Wednesday, February 29, 2012

6.00 Pre-Assessment

Maureen Dowd has been a journalist for over 30 years. She started her career in 1974 as an editorial assistant for the Washington Star, where she later became a sports columnist, metropolitan reporter, and feature writer. When the newspaper closed in 1981, she went to work with Time. In 1983, she joined the New York Times originally as a metropolitan reporter. She began serving as a correspondent in Times Washington Bureau in 1986. I think Dowd is a very experienced journalist. She has been a journalist for over 30 years and has had many different positions and worked with many companies.
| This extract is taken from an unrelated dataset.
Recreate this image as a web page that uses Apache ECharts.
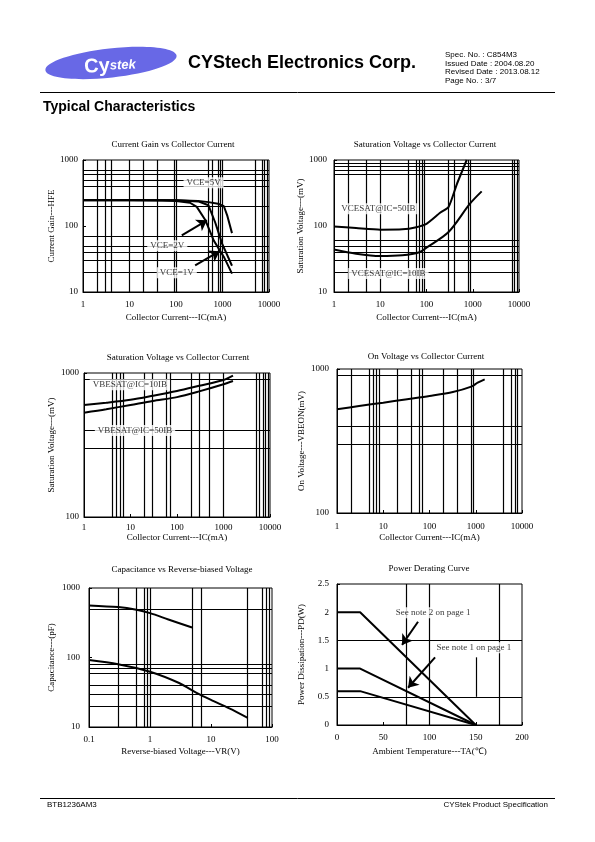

In 1995, Dowd became a New York Times columnist, and has been working in that position ever since. This job is different from her other jobs because her previous positions did not allow her to ever state her opinion; she always had to write impartially. However, being a columnist allows you to share your opinion with the community. The job is similar, however, because she is still working for a major newspaper. I think this writer was at the top of her career in the late 1990s and into the early 2000s. At that time she was winning many awards such as Woman of the Year in 1996 by Glamour magazine, the 1999 Pulitzer Prize for distinguished commentary, the Damon Runyon award for outstanding contributions to journalism in 2000 and became the first Mary Alice lectureship speaker at the University of Texas at Austin in 2005. As a columnist, it is Dowd's duty to provide the community with her opinions, whatever they may be, good or bad, negative or positive.